SpaceX to build spacecraft parts with motion tech and 3D printers

Elon Musk's new endeavor to build rocket ship parts with Leap Motion hand gesture technology, Oculus Rift virtual reality headsets, and 3D laser metal printers makes sci-fi look antiquated.

Dara Kerr Former senior reporter
Dara Kerr was a senior reporter for CNET covering the on-demand economy and tech culture. She grew up in Colorado, went to school in New York City and can never remember how to pronounce gif.
Dara Kerr
2 min read
SpaceX SuperDraco rocket chamber with cooling jacket emerges from 3D laser metal printer. SpaceX

A new initiative by SpaceX founder Elon Musk would make science fiction author Issac Asimov proud.

In a SpaceX YouTube video (see below), Musk describes how he's endeavoring to build new rocket ship parts using only hand and finger movements and a high-grade 3D laser metal printer.
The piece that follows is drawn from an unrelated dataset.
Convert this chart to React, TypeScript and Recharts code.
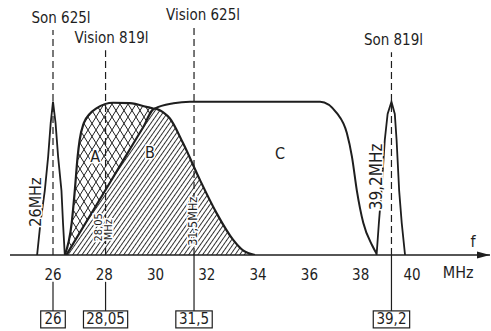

He won't use a typical desktop computer, he won't use a keyboard.

SpaceX is a private company founded by Musk in 2002; it designs, builds, and launches spacecrafts and rockets into low-Earth orbit. The company's goal is to one-day send humans into space so that they can live on other planets.
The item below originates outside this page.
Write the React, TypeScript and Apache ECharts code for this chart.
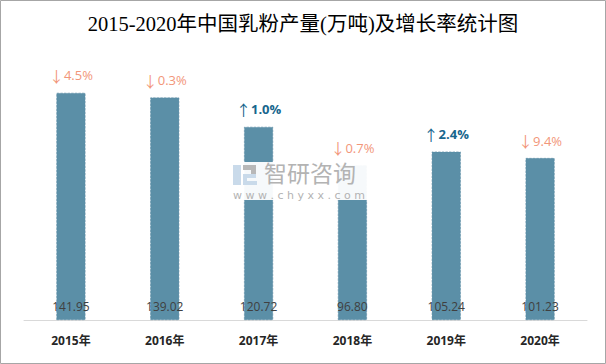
import React, { useEffect, useRef } from "react";
import * as echarts from "echarts";

const categories = ["2015年", "2016年", "2017年", "2018年", "2019年", "2020年"];
const output = [141.95, 139.02, 120.72, 96.8, 105.24, 101.23];
const growth = [-4.5, -0.3, 1.0, -0.7, 2.4, -9.4];

const siteText = "www.chyxx.com";

export default function App() {
  const ref = useRef<HTMLDivElement>(null);
  useEffect(() => {
    document.body.style.margin = "0";
    const chart = echarts.init(ref.current!, null, { renderer: "svg" });
    const wmZ = 101;
    const option: any = {
      animation: false,
      backgroundColor: "#ffffff",
      title: {
        text: "2015-2020年中国乳粉产量(万吨)及增长率统计图",
        left: "center",
        top: 9,
        textStyle: {
          fontFamily: "Liberation Serif, Noto Sans CJK SC, serif",
          fontSize: 20.5,
          fontWeight: "normal",
          color: "#000000",
        },
      },
      grid: { left: 24, right: 19, top: 64, bottom: 44 },
      xAxis: {
        type: "category",
        data: categories,
        axisLine: { lineStyle: { color: "#d9d9d9", width: 1 } },
        axisTick: { show: false },
        axisLabel: {
          margin: 14,
          color: "#262626",
          fontWeight: "bold",
          fontSize: 12,
          fontFamily: "Open Sans, Noto Sans CJK SC, sans-serif",
        },
      },
      yAxis: { type: "value", min: 0, max: 160, show: false, splitLine: { show: false } },
      series: [
        {
          type: "bar",
          data: output,
          barWidth: 29,
          itemStyle: { color: "#5B8FA7", borderColor: "#5a8ca4", borderWidth: 0.6, borderType: "dashed" },
          label: {
            show: true,
            position: "insideBottom",
            distance: 8,
            color: "#404040",
            fontSize: 12,
            fontFamily: "Open Sans, sans-serif",
            formatter: (p: any) => output[p.dataIndex].toFixed(2),
          },
          z: 2,
        },
        {
          type: "bar",
          data: output,
          barWidth: 29,
          barGap: "-100%",
          itemStyle: { color: "rgba(0,0,0,0)" },
          label: {
            show: true,
            position: "top",
            distance: 10,
            formatter: (p: any) => {
              const g = growth[p.dataIndex];
              const s = Math.abs(g).toFixed(1) + "%";
              return g >= 0 ? "{upa|↑}{up|" + s + "}" : "{downa|↓}{down|" + s + "}";
            },
            rich: {
              upa: { color: "#17668d", fontSize: 15, fontFamily: "Noto Sans CJK SC, sans-serif" },
              up: { color: "#17668d", fontWeight: "bold", fontSize: 13, fontFamily: "Open Sans, sans-serif" },
              downa: { color: "#f2967a", fontSize: 15, fontFamily: "Noto Sans CJK SC, sans-serif" },
              down: { color: "#f2967a", fontSize: 13, fontFamily: "Open Sans, sans-serif" },
            },
          },
          z: 3,
        },
      ],
      graphic: [
        {
          type: "rect",
          z: 100,
          shape: { x: 0.5, y: 0.5, width: 605, height: 363 },
          style: { fill: "none", stroke: "#a6a6a6", lineWidth: 1 },
        },
        {
          type: "group",
          x: 230,
          y: 162,
          z: 100,
          children: [
            { type: "rect", z: wmZ, shape: { x: 0, y: 0, width: 146, height: 38 }, style: { fill: "#ffffff", opacity: 0.95 } },
            { type: "rect", z: wmZ, shape: { x: 3, y: 3, width: 8, height: 20 }, style: { fill: "#c9daea" } },
            { type: "rect", z: wmZ, shape: { x: 13, y: 3, width: 13, height: 5 }, style: { fill: "#b8b8b8" } },
            { type: "rect", z: wmZ, shape: { x: 21, y: 8, width: 5, height: 6 }, style: { fill: "#b8b8b8" } },
            { type: "rect", z: wmZ, shape: { x: 13, y: 12, width: 13, height: 4 }, style: { fill: "#c9daea" } },
            { type: "rect", z: wmZ, shape: { x: 13, y: 16, width: 4, height: 4 }, style: { fill: "#c9daea" } },
            { type: "rect", z: wmZ, shape: { x: 13, y: 19, width: 14, height: 4 }, style: { fill: "#c9daea" } },
            {
              type: "text",
              z: wmZ,
              x: 34,
              y: 0,
              style: {
                text: "智研咨询",
                fill: "#b3b3b3",
                fontSize: 23,
                lineHeight: 23,
                fontFamily: "Liberation Sans, Noto Sans CJK SC, sans-serif",
              },
            },
            {
              type: "text",
              z: wmZ,
              x: 3,
              y: 28,
              style: {
                text: siteText.split("").join(" "),
                fill: "#b3b3b3",
                fontSize: 11,
                lineHeight: 11,
                fontFamily: "DejaVu Sans, sans-serif",
              },
            },
          ],
        },
      ],
    };
    chart.setOption(option);
    return () => chart.dispose();
  }, []);
  return <div ref={ref} style={{ width: 606, height: 364 }} />;
}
"At SpaceX, we love to play with cutting-edge technology and are always looking for ways to turn science fiction into reality," the SpaceX YouTube video description reads. "It not only advances our work, but it's also fun."

Using a handful of different futuristic tools, like the Leap Motion Controller, Oculus Rift virtual reality headset, and 3D laser metal printer, Musk explains that SpaceX can design and build Merlin rocket parts with far greater intuition and speed than when using typical computers.

In the video, Musk shows how he uses the Leap Motion Controller to work on a computer-aided design model of SpaceX's Merlin rocket engine. The Leap Motion Controller is a motion-sensor for computers that tracks users hands in 3D space. Using just hand gestures in the air, Musk grabs, rotates, zooms in and out, and moves the Merlin engine around on a computer screen.

Leap Motion CEO Michael Buckwald welcomes the idea of his company's technology being used for SpaceX initiatives.

"This is an incredibly exciting display of the Leap Motion's ability to transform design and creation on computers," Buckwald told CNET. "This is definitely one of the categories we are most passionate about."

In the video, Musk explains that once the Merlin engine is ready to come out of the computer and into reality, SpaceX will use a special 3D laser metal printer. To build the actual engine prototype, the printer will lay down fine layers of titanium while a laser melts those titanium particles to previous layers.

"I believe we are on the verge of a major breakthrough in design and manufacturing in being able to take the concept of something from your mind, translate that into a 3D object really intuitively on the computer, and then take that virtual 3D object and be able to make it real just by printing it," Musk said in the video. "It's going to revolutionize design and manufacturing in the 21st century."